**INSTRUCTION**
Using the records that follow, reproduce exactly the lines starting at the line containing "Clone this chart in Chart.js." and ending at the line containing "const legendTitle = 'TATA PUNCH';". Include both end lines and no pictures.

— start —

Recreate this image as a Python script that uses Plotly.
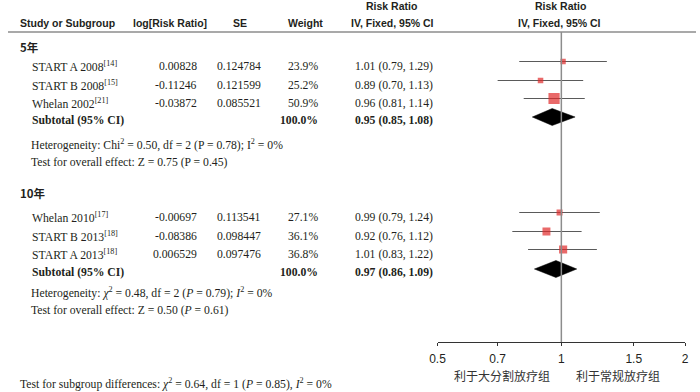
import plotly.graph_objects as go
import math

# ---------------- data ----------------
groups = ["5年", "10年"]
studies = ["START A 2008", "START B 2008", "Whelan 2002",
           "Whelan 2010", "START B 2013", "START A 2013"]
refs = ["14", "15", "21", "17", "18", "18"]
log_rr = ["0.00828", "-0.11246", "-0.03872", "-0.00697", "-0.08386", "0.006529"]
se = ["0.124784", "0.121599", "0.085521", "0.113541", "0.098447", "0.097476"]
weight = [23.9, 25.2, 50.9, 27.1, 36.1, 36.8]
rr = [1.01, 0.89, 0.96, 0.99, 0.92, 1.01]
rr_lo = [0.79, 0.70, 0.81, 0.79, 0.76, 0.83]
rr_hi = [1.29, 1.13, 1.14, 1.24, 1.12, 1.22]
sub_rr = [0.95, 0.97]
sub_lo = [0.85, 0.86]
sub_hi = [1.08, 1.09]
sub_weight = ["100.0%", "100.0%"]
heterogeneity = [
    "Heterogeneity: Chi<sup>2</sup> = 0.50, df = 2 (P = 0.78); I<sup>2</sup> = 0%",
    "Heterogeneity: <i>χ</i><sup>2</sup> = 0.48, df = 2 (<i>P</i> = 0.79); <i>I</i><sup>2</sup> = 0%",
]
overall = [
    "Test for overall effect: Z = 0.75 (P = 0.45)",
    "Test for overall effect: Z = 0.50 (<i>P</i> = 0.61)",
]
subgroup_test = ("Test for subgroup differences: <i>χ</i><sup>2</sup> = 0.64, df = 1 "
                 "(<i>P</i> = 0.85), <i>I</i><sup>2</sup> = 0%")
tick_vals = [0.5, 0.7, 1, 1.5, 2]
tick_text = ["0.5", "0.7", "1", "1.5", "2"]
favours = ["利于大分割放疗组", "利于常规放疗组"]

# ---------------- layout (row positions in px) ----------------
W, H = 700, 392
group_y = [47, 193]
study_y = [66, 85, 103, 217, 236, 254]
sub_y = [120, 272]
het_y = [144, 292]
ovr_y = [162, 310]
mark_shift = -4.5
axis_y = 342
header_line_y = 32

SERIF = "Liberation Serif"
SANS = "Liberation Sans"
TXT = "#231f20"

fig = go.Figure()

# CI lines
cx, cy = [], []
for lo, hi, y in zip(rr_lo, rr_hi, study_y):
    cx += [lo, hi, None]
    cy += [y + mark_shift] * 2 + [None]
fig.add_trace(go.Scatter(x=cx, y=cy, mode="lines",
                         line=dict(color="#5a5a5a", width=1), hoverinfo="skip"))

# squares
fig.add_trace(go.Scatter(
    x=rr, y=[y + mark_shift for y in study_y], mode="markers",
    marker=dict(symbol="square", color="#e02a2a", size=[w * 0.22 for w in weight],
                line=dict(width=0)),
    hoverinfo="skip"))

# diamonds
for r, lo, hi, y in zip(sub_rr, sub_lo, sub_hi, sub_y):
    yc = y + mark_shift + 1.5
    fig.add_trace(go.Scatter(x=[lo, r, hi, r, lo], y=[yc, yc - 8.5, yc, yc + 8.5, yc],
                             mode="lines", fill="toself", fillcolor="black",
                             line=dict(color="black", width=0.5), hoverinfo="skip"))

ann = []


def add(text, x, y, anchor="left", size=11.7, family=SERIF, bold=False, color=TXT):
    if bold:
        text = "<b>" + text + "</b>"
    ann.append(dict(text=text, x=x / W, y=y, xref="paper", yref="y",
                    xanchor=anchor, yanchor="middle", showarrow=False,
                    font=dict(family=family, size=size, color=color)))


# headers
hdr = dict(family=SANS, size=10.5, bold=True)
add("Study or Subgroup", 10, 23, **hdr)
add("log[Risk Ratio]", 165, 23, anchor="center", **hdr)
add("SE", 236, 23, anchor="center", **hdr)
add("Weight", 303, 23, anchor="center", **hdr)
add("Risk Ratio", 390, 6, anchor="center", **hdr)
add("IV, Fixed, 95% CI", 391, 23, anchor="center", **hdr)
add("Risk Ratio", 562, 6, anchor="center", **hdr)
add("IV, Fixed, 95% CI", 561, 23, anchor="center", **hdr)

for g, gy in enumerate(group_y):
    add(groups[g], 10, gy, family="Noto Sans CJK SC", size=11.5, bold=True)

for i, s in enumerate(studies):
    y = study_y[i]
    add(s + "<sup>[" + refs[i] + "]</sup>", 22, y)
    add(log_rr[i], 194, y, anchor="right")
    add(se[i], 259, y, anchor="right")
    add(f"{weight[i]:.1f}%", 317, y, anchor="right")
    add(f"{rr[i]:.2f} ({rr_lo[i]:.2f}, {rr_hi[i]:.2f})", 351, y)

for g in range(2):
    add("Subtotal (95% CI)", 22, sub_y[g], bold=True)
    add(sub_weight[g], 317, sub_y[g], anchor="right", bold=True)
    add(f"{sub_rr[g]:.2f} ({sub_lo[g]:.2f}, {sub_hi[g]:.2f})", 351, sub_y[g], bold=True)
    add(heterogeneity[g], 21, het_y[g])
    add(overall[g], 21, ovr_y[g])

add(subgroup_test, 10, 383)

# favours labels
add(favours[0], 503, 375, anchor="center", family="Noto Sans CJK SC", size=12, color="#333")
add(favours[1], 621, 375, anchor="center", family="Noto Sans CJK SC", size=12, color="#333")

shapes = [
    dict(type="line", xref="paper", yref="y", x0=0, x1=1,
         y0=header_line_y, y1=header_line_y, line=dict(color="#8c8c8c", width=1.5)),
    dict(type="line", xref="x", yref="y", x0=1, x1=1, y0=header_line_y, y1=axis_y,
         line=dict(color="#8c8c8c", width=1.5)),
]

xr = [math.log10(0.5), math.log10(2)]
dom = [437 / W, 689 / W]
pos = (H - axis_y) / H

fig.update_layout(
    width=W, height=H, margin=dict(l=0, r=0, t=0, b=0),
    paper_bgcolor="white", plot_bgcolor="white", showlegend=False,
    annotations=ann, shapes=shapes,
    xaxis=dict(type="log", range=xr, domain=dom, anchor="free", position=pos,
               showgrid=False, zeroline=False, showline=True, linecolor="#333",
               linewidth=1, ticks="outside", ticklen=3, tickcolor="#333",
               tickvals=tick_vals, ticktext=tick_text, ticklabelstandoff=3,
               tickfont=dict(family=SANS, size=12, color=TXT)),
    xaxis2=dict(type="log", range=xr, domain=dom, anchor="free", position=pos,
                overlaying="x", showgrid=False, zeroline=False, showline=False,
                ticks="inside", ticklen=4, tickcolor="#333", tickvals=tick_vals,
                showticklabels=False),
    yaxis=dict(range=[H, 0], domain=[0, 1], visible=False, showgrid=False,
               zeroline=False, fixedrange=True),
)

fig.write_html("out.html", config={"displayModeBar": False, "staticPlot": True},
               post_script="document.body.style.margin='0';document.body.style.overflow='hidden';")
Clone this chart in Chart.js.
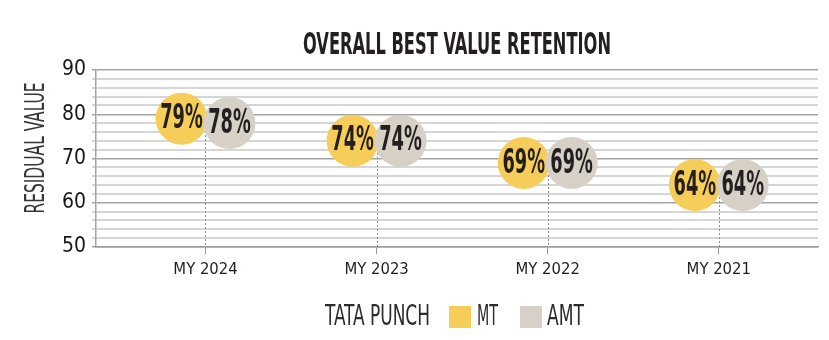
<!DOCTYPE html>
<html>
<head>
<meta charset="utf-8">
<script src="https://cdn.jsdelivr.net/npm/chart.js@4.4.1/dist/chart.umd.min.js"></script>
<style>
  body { margin: 0; background: #fff; }
</style>
</head>
<body>
<canvas id="myChart" width="829" height="340"></canvas>
<script>
const categories = ['MY 2024', 'MY 2023', 'MY 2022', 'MY 2021'];
const mtValues = [79, 74, 69, 64];
const amtValues = [78, 74, 69, 64];
const yTicks = [50, 60, 70, 80, 90];
const seriesNames = ['MT', 'AMT'];
const chartTitle = 'OVERALL BEST VALUE RETENTION';
const yTitle = 'RESIDUAL VALUE';
const legendTitle = 'TATA PUNCH';

const FONT = '"DejaVu Sans Condensed", "DejaVu Sans", sans-serif';
const TEXT = '#231f20';
const MT_COLOR = '#f7cd5a';
const AMT_COLOR = '#d6d0c6';
const shift = 0.14; // half gap between the two circles, in category units

// draw text squeezed into a given width (the original uses a very narrow face)
function fitText(ctx, str, x, y, w, font, align) {
  ctx.save();
  ctx.font = font;
  const m = ctx.measureText(str).width;
  const k = w / m;
  ctx.translate(x, y);
  ctx.scale(k, 1);
  ctx.textAlign = align || 'left';
  ctx.fillText(str, 0, 0);
  ctx.restore();
}

const decorations = {
  id: 'decorations',
  beforeDatasetsDraw(chart) {
    const {ctx, scales: {x, y}} = chart;
    ctx.save();
    ctx.strokeStyle = '#8a8a8a';
    ctx.lineWidth = 1;
    ctx.setLineDash([2, 2]);
    categories.forEach((c, i) => {
      const px = Math.round(x.getPixelForValue(i)) + 0.5;
      const top = y.getPixelForValue(Math.min(mtValues[i], amtValues[i]));
      ctx.beginPath();
      ctx.moveTo(px, top);
      ctx.lineTo(px, y.bottom);
      ctx.stroke();
    });
    ctx.restore();
  },
  afterDatasetsDraw(chart) {
    const {ctx, chartArea} = chart;
    ctx.save();
    ctx.fillStyle = TEXT;
    ctx.textBaseline = 'middle';
    // percent labels in the circles
    chart.data.datasets.forEach((ds, di) => {
      chart.getDatasetMeta(di).data.forEach((el, i) => {
        ctx.save();
        ctx.font = 'bold 33px ' + FONT;
        ctx.textAlign = 'center';
        ctx.translate(el.x, el.y + 1);
        ctx.scale(0.6, 1);
        ctx.fillText(ds.data[i].y + '%', 0, 0);
        ctx.restore();
      });
    });
    // title
    const cx = (chartArea.left + chartArea.right) / 2;
    fitText(ctx, chartTitle, cx, 46, 308, 'bold 30px ' + FONT, 'center');
    // y title
    ctx.save();
    ctx.fillStyle = '#3a3536';
    ctx.translate(37, 148);
    ctx.rotate(-Math.PI / 2);
    fitText(ctx, yTitle, 0, 0, 131, '27px ' + FONT, 'center');
    ctx.restore();
    // legend
    ctx.fillStyle = '#2e2a2b';
    fitText(ctx, legendTitle, 325, 318, 105, '28px ' + FONT, 'left');
    ctx.fillStyle = MT_COLOR;
    ctx.fillRect(449, 306, 22, 22);
    ctx.fillStyle = '#2e2a2b';
    fitText(ctx, seriesNames[0], 477, 318, 21, '28px ' + FONT, 'left');
    ctx.fillStyle = AMT_COLOR;
    ctx.fillRect(520, 306, 22, 22);
    ctx.fillStyle = '#2e2a2b';
    fitText(ctx, seriesNames[1], 547, 318, 37, '28px ' + FONT, 'left');
    ctx.restore();
  }
};

const ctx = document.getElementById('myChart');

new Chart(ctx, {
  type: 'scatter',
  data: {
    datasets: [{
      label: seriesNames[0],
      data: mtValues.map((v, i) => ({x: i - shift, y: v})),
      backgroundColor: MT_COLOR,
      borderWidth: 0,
      pointRadius: 26,
      pointHoverRadius: 26,
      order: 2
    }, {
      label: seriesNames[1],
      data: amtValues.map((v, i) => ({x: i + shift, y: v})),
      backgroundColor: AMT_COLOR,
      borderWidth: 0,
      pointRadius: 26,
      pointHoverRadius: 26,
      order: 1
    }]
  },
  options: {
    responsive: false,
    animation: false,
    layout: { autoPadding: false, padding: { left: 0, right: 11, top: 70, bottom: 0 } },
    plugins: {
      legend: { display: false },
      tooltip: { enabled: false },
      title: { display: false }
    },
    scales: {
      x: {
        type: 'linear',
        min: -0.64,
        max: 3.58,
        afterFit: (s) => { s.height = 93; s.paddingLeft = 0; s.paddingRight = 0; },
        afterBuildTicks: (s) => { s.ticks = categories.map((c, i) => ({value: i})); },
        ticks: {
          color: TEXT,
          font: { family: FONT, size: 16.5 },
          padding: 6,
          callback: (v) => categories[v]
        },
        grid: { drawOnChartArea: false, drawTicks: true, tickLength: 7, color: '#9a9a9a' },
        border: { color: '#9a9a9a', width: 1.5 }
      },
      y: {
        min: 50,
        max: 90,
        afterFit: (s) => { s.width = 96; },
        ticks: {
          stepSize: 2,
          maxTicksLimit: 30,
          autoSkip: false,
          color: '#1a1718',
          padding: 6,
          font: { family: FONT, size: 21 },
          callback: (v) => yTicks.includes(v) ? v : ''
        },
        grid: {
          tickLength: 4,
          color: (c) => c.tick && c.tick.value % 10 === 0 ? '#a3a3a3' : '#d6d6d6',
          lineWidth: (c) => c.tick && c.tick.value % 10 === 0 ? 1.5 : 2
        },
        border: { color: '#a3a3a3', width: 1.5 }
      }
    }
  },
  plugins: [decorations]
});
</script>
</body>
</html>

— end —

**RESULT**
Clone this chart in Chart.js.
<!DOCTYPE html>
<html>
<head>
<meta charset="utf-8">
<script src="https://cdn.jsdelivr.net/npm/chart.js@4.4.1/dist/chart.umd.min.js"></script>
<style>
  body { margin: 0; background: #fff; }
</style>
</head>
<body>
<canvas id="myChart" width="829" height="340"></canvas>
<script>
const categories = ['MY 2024', 'MY 2023', 'MY 2022', 'MY 2021'];
const mtValues = [79, 74, 69, 64];
const amtValues = [78, 74, 69, 64];
const yTicks = [50, 60, 70, 80, 90];
const seriesNames = ['MT', 'AMT'];
const chartTitle = 'OVERALL BEST VALUE RETENTION';
const yTitle = 'RESIDUAL VALUE';
const legendTitle = 'TATA PUNCH';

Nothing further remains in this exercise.